I've always been wary of the Mac lifestyle. I find the equipment to always be a little bit.. underwhelming or not quite what I want. I've been considering a new Macbook Pro. Why haven't I done so?

  • Everything's soldered in, for one. I like to buy things in the mid-range, and after a few years, upgrade the components.
  • The touchbar.. wtf is that? Looks like expensive frippery to me. Lenovo got the hint with the X1s, and for those of us who still use the command line for stuff it seems like a blatant slap in the face.
  • Never quite exactly what I want. Great idea: macbook Core M (or whatever they've renamed them to) makes for a decent little netbook style portable. But they went overboard on the "design" part of it: Give me a thinkpad X200s with the same guts as the Macbook. Fill the rest with a fucking battery and a thinkpad-esque keyboard for 2 days of computing time. Not some flat-ass keyboard that actually hurts me to type on (disclaimer: I like Cherry MX Browns. I need tactile response. When I have to use my work HP laptop, I have to refrain from throwing it out the window every time it misses my spacebar tap).

Those aren't insurmountable. There's still plenty of 2012 macbook pros floating around, and those fit almost exactly what I want with the exception of the discrete graphics being woefully out of date. But with the advent of eGPUs and what not, maybe this isn't so bad for the latest generations of Macbook Pros (but seriously, fuck a touchbar) and my eventual desire to work with VR stuff.

There's also this fear of getting sucked into the cult. Buy a mac.... get frustrated with Android integration. Buy an iPhone. Next thing you know, I'm riding a Bird in skinny jeans and saying "bro" a lot and tuning into TED talks, Apple WWDC presentations, switching from C# to Swift and FUCK.................

I digress.

So.. I bought a used (barely) Mac Pro. The Trashcan model. It was a fantastic price, came with an iLok for Protools. I haven't hooked it up yet because it will require a major desktop realignment (shelves moved, monitor arm installed, etc) and I'm not quite up to doing that with my injuries. I know I know, "What about upgrades? What about... ?" and I agree fully. I can still work with the RAM and SSD portions, but will have to work out if I can actually swap the CPU and Graphics Planes if they come down in price (I see some D700 pairs on ebay for a bit over a grand.. not sure I want to spend that much... But I would eventually like to throw in a 12 core Xeon.. I mean, why the fuck not? MOAR POWER! I bet it will scroll text really fast). This is really an indictment on the direction of Windows for me. I don't want Cortana. Hell, I don't want OK Google. And both Android and Windows are fucking pissing me off with their data vacuuming policies. It is my understanding that Apple is more interested in selling products, not making me one, and if Apple goes down this road, fuck it. Back to feature phones and *BSD or something. Goddammit.
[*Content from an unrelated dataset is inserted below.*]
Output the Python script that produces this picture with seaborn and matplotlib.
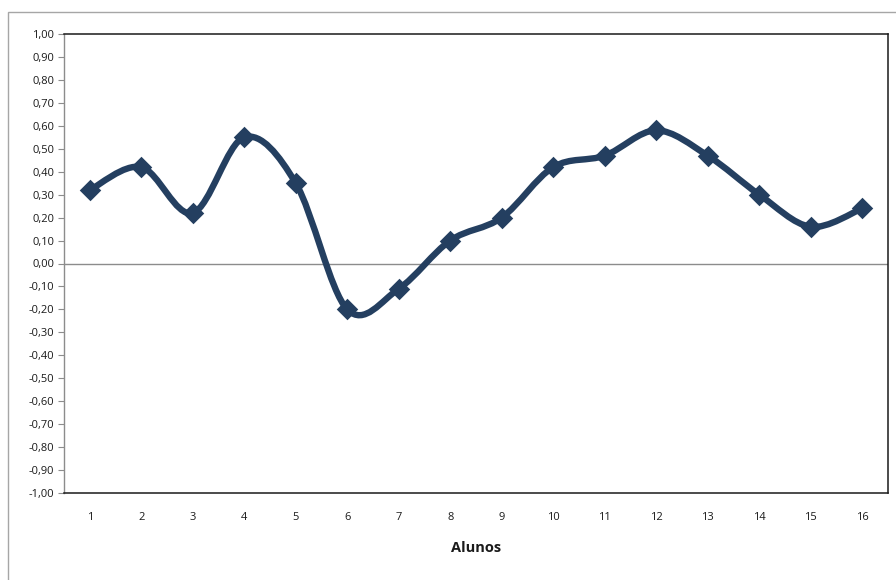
import numpy as np
import matplotlib
matplotlib.use("Agg")
import matplotlib.pyplot as plt
from matplotlib.path import Path
from matplotlib.patches import PathPatch, Rectangle
import seaborn as sns
import pandas as pd

# data
alunos = list(range(1, 17))
valores = [0.32, 0.42, 0.22, 0.55, 0.35, -0.20, -0.11, 0.10,
           0.20, 0.42, 0.47, 0.58, 0.47, 0.30, 0.16, 0.24]
y_ticks = np.round(np.arange(-1.0, 1.001, 0.1), 2)

LINE_COLOR = "#243f60"


def smooth_path(xs, ys):
    """Excel-like smoothed line: cubic Bezier segments through every point."""
    pts = np.column_stack([xs, ys]).astype(float)
    n = len(pts)
    verts = [pts[0]]
    codes = [Path.MOVETO]
    for i in range(n - 1):
        p0 = pts[i - 1] if i > 0 else pts[i]
        p1 = pts[i]
        p2 = pts[i + 1]
        p3 = pts[i + 2] if i + 2 < n else pts[i + 1]
        c1 = p1 + (p2 - p0) / 6.0
        c2 = p2 - (p3 - p1) / 6.0
        verts += [c1, c2, p2]
        codes += [Path.CURVE4] * 3
    return Path(verts, codes)


sns.set_style("white")
plt.rcParams['font.family'] = ['Open Sans', 'DejaVu Sans']

fig = plt.figure(figsize=(8.96, 5.80), dpi=100)
ax = fig.add_axes([64 / 896, 1 - 493 / 580, 824 / 896, 459 / 580])

# outer chart frame (Excel chart area border)
fig.patches.append(Rectangle((8 / 896, -0.05), 1.2, 1 - 12 / 580 + 0.05,
                             transform=fig.transFigure, fill=False,
                             edgecolor="#a6a6a6", linewidth=1.0))

ax.axhline(0, color="#8c8c8c", linewidth=1.0, zorder=1)

df = pd.DataFrame({"Alunos": alunos, "Valor": valores})
ax.add_patch(PathPatch(smooth_path(df["Alunos"], df["Valor"]), fill=False,
                       edgecolor=LINE_COLOR, linewidth=4.6,
                       capstyle="round", joinstyle="round", zorder=2))
sns.scatterplot(data=df, x="Alunos", y="Valor", marker="D", s=120,
                color=LINE_COLOR, edgecolor=LINE_COLOR, linewidth=0,
                ax=ax, zorder=3)

ax.set_xlim(0.5, 16.5)
ax.set_ylim(-1.0, 1.0)
ax.set_xticks(alunos)
ax.set_xticklabels([str(a) for a in alunos], fontsize=8, color="#1a1a1a")
ax.set_yticks(y_ticks)
ax.set_yticklabels([f"{v:.2f}".replace(".", ",").replace("-0,00", "0,00")
                    for v in y_ticks], fontsize=8, color="#1a1a1a")
ax.tick_params(axis="y", direction="out", length=4, width=0.8,
               color="#8c8c8c", pad=3, left=True)
ax.tick_params(axis="x", length=0, pad=14)

ax.set_xlabel("Alunos", fontsize=10.5, fontweight="bold", color="#1a1a1a",
              labelpad=13)
ax.set_ylabel("")

for side in ["top", "right", "bottom"]:
    ax.spines[side].set_color("#1a1a1a")
    ax.spines[side].set_linewidth(1.1)
ax.spines["left"].set_color("#8c8c8c")
ax.spines["left"].set_linewidth(1.0)

fig.savefig("out.png", dpi=100)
Anyway, I got a Mac. It sits there, in the box, taunting me. I've got plans for it, beyond my usual upgrades + a second monitor since I lose one with the laptop going away:

  • Recording base - It comes with a fully licensed Pro Tools install. This will come in handy once I start recording my synthpunk volca jams. And VCV Rack. And eventually.. Euro(c)rack.
  • Video editing base - I think I'm going to bite the bullet and just buy Final Cut Pro X. I'm tired of subscription pricing for Adobe.
  • General development environment - it seems all of silicon valley is on OS X or Linux. Time to return to the fold, even though I'm not in SV. :D
  • I can be the Mac Pro weirdo for awhile.
  • You know.. maybe I do want to learn SWIFT (Swift? swift? is it case sensitive? bah)

So, here goes nothing. Maybe I'll let my laptop mine monero or something in the meantime.